_ENTRIES SUPPLIED_:
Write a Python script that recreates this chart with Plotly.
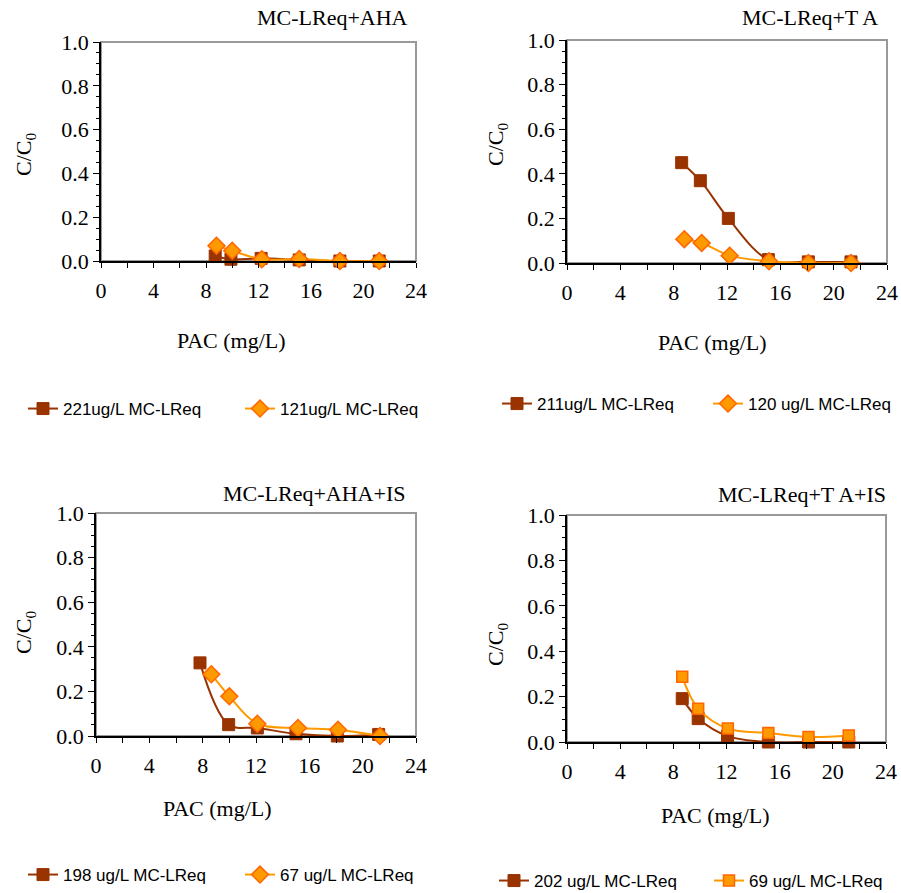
import plotly.graph_objects as go

# PAC dose (mg/L) and residual fraction C/C0 for each water matrix
aha_pac_hi = [8.7, 9.9, 12.2, 15.1, 18.2, 21.2]
aha_hi = [0.023, 0.008, 0.012, 0.005, 0.0, 0.0]
aha_pac_lo = [8.8, 10.0, 12.25, 15.1, 18.2, 21.2]
aha_lo = [0.07, 0.047, 0.008, 0.009, 0.0, 0.0]

ta_pac_hi = [8.6, 10.0, 12.1, 15.1, 18.1, 21.3]
ta_hi = [0.45, 0.369, 0.20, 0.015, 0.005, 0.005]
ta_pac_lo = [8.8, 10.1, 12.2, 15.15, 18.1, 21.3]
ta_lo = [0.107, 0.09, 0.033, 0.008, 0.0, 0.0]

ahais_pac_hi = [7.8, 9.95, 12.1, 15.0, 18.1, 21.2]
ahais_hi = [0.328, 0.051, 0.036, 0.01, 0.0, 0.007]
ahais_pac_lo = [8.65, 10.0, 12.1, 15.15, 18.15, 21.3]
ahais_lo = [0.277, 0.178, 0.055, 0.036, 0.028, 0.0]

tais_pac_hi = [8.67, 9.87, 12.08, 15.15, 18.17, 21.2]
tais_hi = [0.191, 0.103, 0.026, 0.0, 0.0, 0.0]
tais_pac_lo = [8.67, 9.87, 12.1, 15.15, 18.17, 21.2]
tais_lo = [0.287, 0.147, 0.059, 0.04, 0.022, 0.029]

panel_titles = ["MC-LReq+AHA", "MC-LReq+T A", "MC-LReq+AHA+IS", "MC-LReq+T A+IS"]
legend_names = [
    ("221ug/L MC-LReq", "121ug/L MC-LReq"),
    ("211ug/L MC-LReq", "120 ug/L MC-LReq"),
    ("198 ug/L MC-LReq", "67 ug/L MC-LReq"),
    ("202 ug/L MC-LReq", "69 ug/L MC-LReq"),
]
x_ticks = [0, 4, 8, 12, 16, 20, 24]
y_ticks = [0.0, 0.2, 0.4, 0.6, 0.8, 1.0]

BROWN = "#993300"
ORANGE = "#FF9900"
ORANGE_EDGE = "#FF6600"
SERIF = "Liberation Serif"
SANS = "Liberation Sans"
FS = 22

W, H = 901, 893

def px(x):
    return x / W

def py(y):
    return 1 - y / H

# plot-area boxes in pixels: left, right, top, bottom
boxes = [(101, 416, 42, 261), (567, 887, 40, 263), (96, 416, 513, 736), (567, 886, 515, 742)]
title_pos = [(332, 18), (810, 18), (314, 493), (802, 494)]
xtitle_pos = [(232, 340), (712, 342), (217, 808), (715, 815)]
ytitle_pos = [(25, 155), (497, 145), (25, 633), (497, 645)]
legend_pos = [(23, 409), (497, 404), (23, 875), (494, 881)]
legend_entry = [172, 166, 172, 170]

series = [
    (aha_pac_hi, aha_hi, aha_pac_lo, aha_lo, "diamond"),
    (ta_pac_hi, ta_hi, ta_pac_lo, ta_lo, "diamond"),
    (ahais_pac_hi, ahais_hi, ahais_pac_lo, ahais_lo, "diamond"),
    (tais_pac_hi, tais_hi, tais_pac_lo, tais_lo, "square"),
]

fig = go.Figure()
annotations = []
shapes = []
layout_axes = {}

for i, (xh, yh, xl, yl, lo_symbol) in enumerate(series):
    n = i + 1
    sfx = "" if n == 1 else str(n)
    xa, ya, leg = f"x{sfx}", f"y{sfx}", f"legend{sfx}"
    name_hi, name_lo = legend_names[i]

    fig.add_trace(go.Scatter(
        x=xh, y=yh, xaxis=xa, yaxis=ya, legend=leg, name=name_hi,
        mode="lines+markers", line=dict(color=BROWN, width=2, shape="spline", smoothing=1),
        marker=dict(symbol="square", size=12, color=BROWN, line=dict(color=BROWN, width=1)),
        cliponaxis=False,
    ))
    fig.add_trace(go.Scatter(
        x=xl, y=yl, xaxis=xa, yaxis=ya, legend=leg, name=name_lo,
        mode="lines+markers", line=dict(color=ORANGE, width=2, shape="spline", smoothing=1),
        marker=dict(symbol=lo_symbol, size=13 if lo_symbol == "diamond" else 11,
                    color=ORANGE, line=dict(color=ORANGE_EDGE, width=1.5)),
        cliponaxis=False,
    ))

    l, r, t, b = boxes[i]
    tickfont = dict(family=SERIF, size=FS, color="black")
    layout_axes[f"xaxis{sfx}"] = dict(
        domain=[px(l), px(r)], anchor=ya, range=[0, 24], automargin=False,
        showgrid=False, zeroline=False, showline=True, linecolor="black", linewidth=1.5,
        tickmode="array", tickvals=x_ticks, ticks="outside", ticklen=5,
        tickcolor="black", tickwidth=1.2, tickfont=tickfont, ticklabelstandoff=4,
        minor=dict(dtick=2, tick0=0, ticks="outside", ticklen=5, tickcolor="black", tickwidth=1.2),
    )
    layout_axes[f"yaxis{sfx}"] = dict(
        domain=[py(b), py(t)], anchor=xa, range=[0, 1], automargin=False,
        showgrid=False, zeroline=False, showline=True, linecolor="black", linewidth=1.5,
        tickmode="array", tickvals=y_ticks, tickformat=".1f", ticks="outside", ticklen=6,
        tickcolor="black", tickwidth=1.2, tickfont=tickfont,
        minor=dict(dtick=0.05, tick0=0, ticks="outside", ticklen=3, tickcolor="black", tickwidth=1.2),
    )
    layout_axes[leg] = dict(
        x=px(legend_pos[i][0]), y=py(legend_pos[i][1]), xanchor="left", yanchor="middle",
        orientation="h", font=dict(family=SANS, size=17, color="black"),
        bgcolor="rgba(0,0,0,0)", traceorder="normal", itemclick=False,
        entrywidth=legend_entry[i], entrywidthmode="pixels",
    )

    # grey plot-area frame, black axis lines drawn on top of it
    shapes.append(dict(
        type="rect", xref=f"{xa} domain", yref=f"{ya} domain", x0=0, x1=1, y0=0, y1=1,
        line=dict(color="#999999", width=2), layer="below",
    ))

    tx, ty = title_pos[i]
    annotations.append(dict(
        text=panel_titles[i], x=px(tx), y=py(ty), xref="paper", yref="paper",
        showarrow=False, xanchor="center", yanchor="middle",
        font=dict(family=SERIF, size=FS, color="black"),
    ))
    ax_, ay_ = xtitle_pos[i]
    annotations.append(dict(
        text="PAC (mg/L)", x=px(ax_), y=py(ay_), xref="paper", yref="paper",
        showarrow=False, xanchor="center", yanchor="middle",
        font=dict(family=SERIF, size=FS, color="black"),
    ))
    yx, yy = ytitle_pos[i]
    annotations.append(dict(
        text="C/C<sub>0</sub>", x=px(yx), y=py(yy), xref="paper", yref="paper",
        showarrow=False, xanchor="center", yanchor="middle", textangle=-90,
        font=dict(family=SERIF, size=FS, color="black"),
    ))

fig.update_layout(
    template="none",
    width=W, height=H, margin=dict(l=0, r=0, t=0, b=0, autoexpand=False),
    font=dict(family=SERIF, size=FS, color="black"),
    paper_bgcolor="white", plot_bgcolor="white",
    annotations=annotations, shapes=shapes, showlegend=True,
    **layout_axes,
)

fig.write_html("out.html")
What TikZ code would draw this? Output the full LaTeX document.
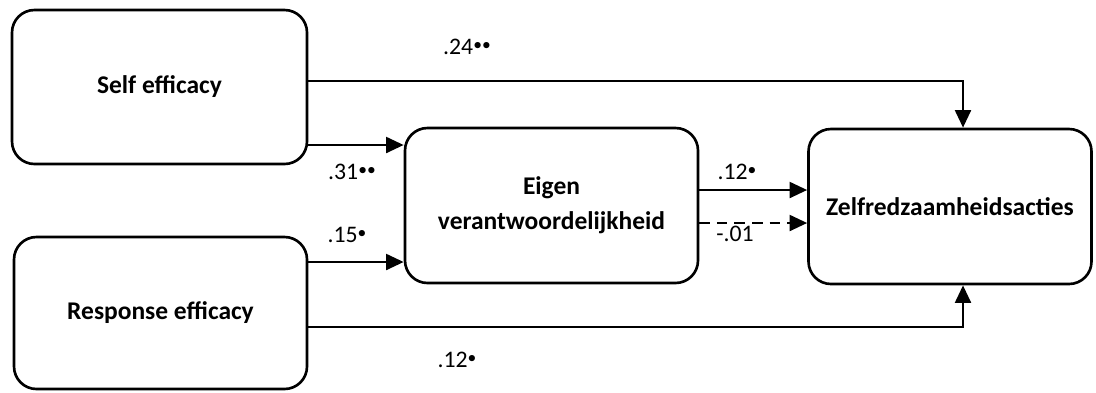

_STATED EXERCISE_:
Reproduce every line exactly and omit all pictures.

_ANSWER TO THIS TASK_:
Write a Python script that recreates this chart with Plotly.
import plotly.graph_objects as go

# PAC dose (mg/L) and residual fraction C/C0 for each water matrix
aha_pac_hi = [8.7, 9.9, 12.2, 15.1, 18.2, 21.2]
aha_hi = [0.023, 0.008, 0.012, 0.005, 0.0, 0.0]
aha_pac_lo = [8.8, 10.0, 12.25, 15.1, 18.2, 21.2]
aha_lo = [0.07, 0.047, 0.008, 0.009, 0.0, 0.0]

ta_pac_hi = [8.6, 10.0, 12.1, 15.1, 18.1, 21.3]
ta_hi = [0.45, 0.369, 0.20, 0.015, 0.005, 0.005]
ta_pac_lo = [8.8, 10.1, 12.2, 15.15, 18.1, 21.3]
ta_lo = [0.107, 0.09, 0.033, 0.008, 0.0, 0.0]

ahais_pac_hi = [7.8, 9.95, 12.1, 15.0, 18.1, 21.2]
ahais_hi = [0.328, 0.051, 0.036, 0.01, 0.0, 0.007]
ahais_pac_lo = [8.65, 10.0, 12.1, 15.15, 18.15, 21.3]
ahais_lo = [0.277, 0.178, 0.055, 0.036, 0.028, 0.0]

tais_pac_hi = [8.67, 9.87, 12.08, 15.15, 18.17, 21.2]
tais_hi = [0.191, 0.103, 0.026, 0.0, 0.0, 0.0]
tais_pac_lo = [8.67, 9.87, 12.1, 15.15, 18.17, 21.2]
tais_lo = [0.287, 0.147, 0.059, 0.04, 0.022, 0.029]

panel_titles = ["MC-LReq+AHA", "MC-LReq+T A", "MC-LReq+AHA+IS", "MC-LReq+T A+IS"]
legend_names = [
    ("221ug/L MC-LReq", "121ug/L MC-LReq"),
    ("211ug/L MC-LReq", "120 ug/L MC-LReq"),
    ("198 ug/L MC-LReq", "67 ug/L MC-LReq"),
    ("202 ug/L MC-LReq", "69 ug/L MC-LReq"),
]
x_ticks = [0, 4, 8, 12, 16, 20, 24]
y_ticks = [0.0, 0.2, 0.4, 0.6, 0.8, 1.0]

BROWN = "#993300"
ORANGE = "#FF9900"
ORANGE_EDGE = "#FF6600"
SERIF = "Liberation Serif"
SANS = "Liberation Sans"
FS = 22

W, H = 901, 893

def px(x):
    return x / W

def py(y):
    return 1 - y / H

# plot-area boxes in pixels: left, right, top, bottom
boxes = [(101, 416, 42, 261), (567, 887, 40, 263), (96, 416, 513, 736), (567, 886, 515, 742)]
title_pos = [(332, 18), (810, 18), (314, 493), (802, 494)]
xtitle_pos = [(232, 340), (712, 342), (217, 808), (715, 815)]
ytitle_pos = [(25, 155), (497, 145), (25, 633), (497, 645)]
legend_pos = [(23, 409), (497, 404), (23, 875), (494, 881)]
legend_entry = [172, 166, 172, 170]

series = [
    (aha_pac_hi, aha_hi, aha_pac_lo, aha_lo, "diamond"),
    (ta_pac_hi, ta_hi, ta_pac_lo, ta_lo, "diamond"),
    (ahais_pac_hi, ahais_hi, ahais_pac_lo, ahais_lo, "diamond"),
    (tais_pac_hi, tais_hi, tais_pac_lo, tais_lo, "square"),
]

fig = go.Figure()
annotations = []
shapes = []
layout_axes = {}

for i, (xh, yh, xl, yl, lo_symbol) in enumerate(series):
    n = i + 1
    sfx = "" if n == 1 else str(n)
    xa, ya, leg = f"x{sfx}", f"y{sfx}", f"legend{sfx}"
    name_hi, name_lo = legend_names[i]

    fig.add_trace(go.Scatter(
        x=xh, y=yh, xaxis=xa, yaxis=ya, legend=leg, name=name_hi,
        mode="lines+markers", line=dict(color=BROWN, width=2, shape="spline", smoothing=1),
        marker=dict(symbol="square", size=12, color=BROWN, line=dict(color=BROWN, width=1)),
        cliponaxis=False,
    ))
    fig.add_trace(go.Scatter(
        x=xl, y=yl, xaxis=xa, yaxis=ya, legend=leg, name=name_lo,
        mode="lines+markers", line=dict(color=ORANGE, width=2, shape="spline", smoothing=1),
        marker=dict(symbol=lo_symbol, size=13 if lo_symbol == "diamond" else 11,
                    color=ORANGE, line=dict(color=ORANGE_EDGE, width=1.5)),
        cliponaxis=False,
    ))

    l, r, t, b = boxes[i]
    tickfont = dict(family=SERIF, size=FS, color="black")
    layout_axes[f"xaxis{sfx}"] = dict(
        domain=[px(l), px(r)], anchor=ya, range=[0, 24], automargin=False,
        showgrid=False, zeroline=False, showline=True, linecolor="black", linewidth=1.5,
        tickmode="array", tickvals=x_ticks, ticks="outside", ticklen=5,
        tickcolor="black", tickwidth=1.2, tickfont=tickfont, ticklabelstandoff=4,
        minor=dict(dtick=2, tick0=0, ticks="outside", ticklen=5, tickcolor="black", tickwidth=1.2),
    )
    layout_axes[f"yaxis{sfx}"] = dict(
        domain=[py(b), py(t)], anchor=xa, range=[0, 1], automargin=False,
        showgrid=False, zeroline=False, showline=True, linecolor="black", linewidth=1.5,
        tickmode="array", tickvals=y_ticks, tickformat=".1f", ticks="outside", ticklen=6,
        tickcolor="black", tickwidth=1.2, tickfont=tickfont,
        minor=dict(dtick=0.05, tick0=0, ticks="outside", ticklen=3, tickcolor="black", tickwidth=1.2),
    )
    layout_axes[leg] = dict(
        x=px(legend_pos[i][0]), y=py(legend_pos[i][1]), xanchor="left", yanchor="middle",
        orientation="h", font=dict(family=SANS, size=17, color="black"),
        bgcolor="rgba(0,0,0,0)", traceorder="normal", itemclick=False,
        entrywidth=legend_entry[i], entrywidthmode="pixels",
    )

    # grey plot-area frame, black axis lines drawn on top of it
    shapes.append(dict(
        type="rect", xref=f"{xa} domain", yref=f"{ya} domain", x0=0, x1=1, y0=0, y1=1,
        line=dict(color="#999999", width=2), layer="below",
    ))

    tx, ty = title_pos[i]
    annotations.append(dict(
        text=panel_titles[i], x=px(tx), y=py(ty), xref="paper", yref="paper",
        showarrow=False, xanchor="center", yanchor="middle",
        font=dict(family=SERIF, size=FS, color="black"),
    ))
    ax_, ay_ = xtitle_pos[i]
    annotations.append(dict(
        text="PAC (mg/L)", x=px(ax_), y=py(ay_), xref="paper", yref="paper",
        showarrow=False, xanchor="center", yanchor="middle",
        font=dict(family=SERIF, size=FS, color="black"),
    ))
    yx, yy = ytitle_pos[i]
    annotations.append(dict(
        text="C/C<sub>0</sub>", x=px(yx), y=py(yy), xref="paper", yref="paper",
        showarrow=False, xanchor="center", yanchor="middle", textangle=-90,
        font=dict(family=SERIF, size=FS, color="black"),
    ))

fig.update_layout(
    template="none",
    width=W, height=H, margin=dict(l=0, r=0, t=0, b=0, autoexpand=False),
    font=dict(family=SERIF, size=FS, color="black"),
    paper_bgcolor="white", plot_bgcolor="white",
    annotations=annotations, shapes=shapes, showlegend=True,
    **layout_axes,
)

fig.write_html("out.html")
What TikZ code would draw this? Output the full LaTeX document.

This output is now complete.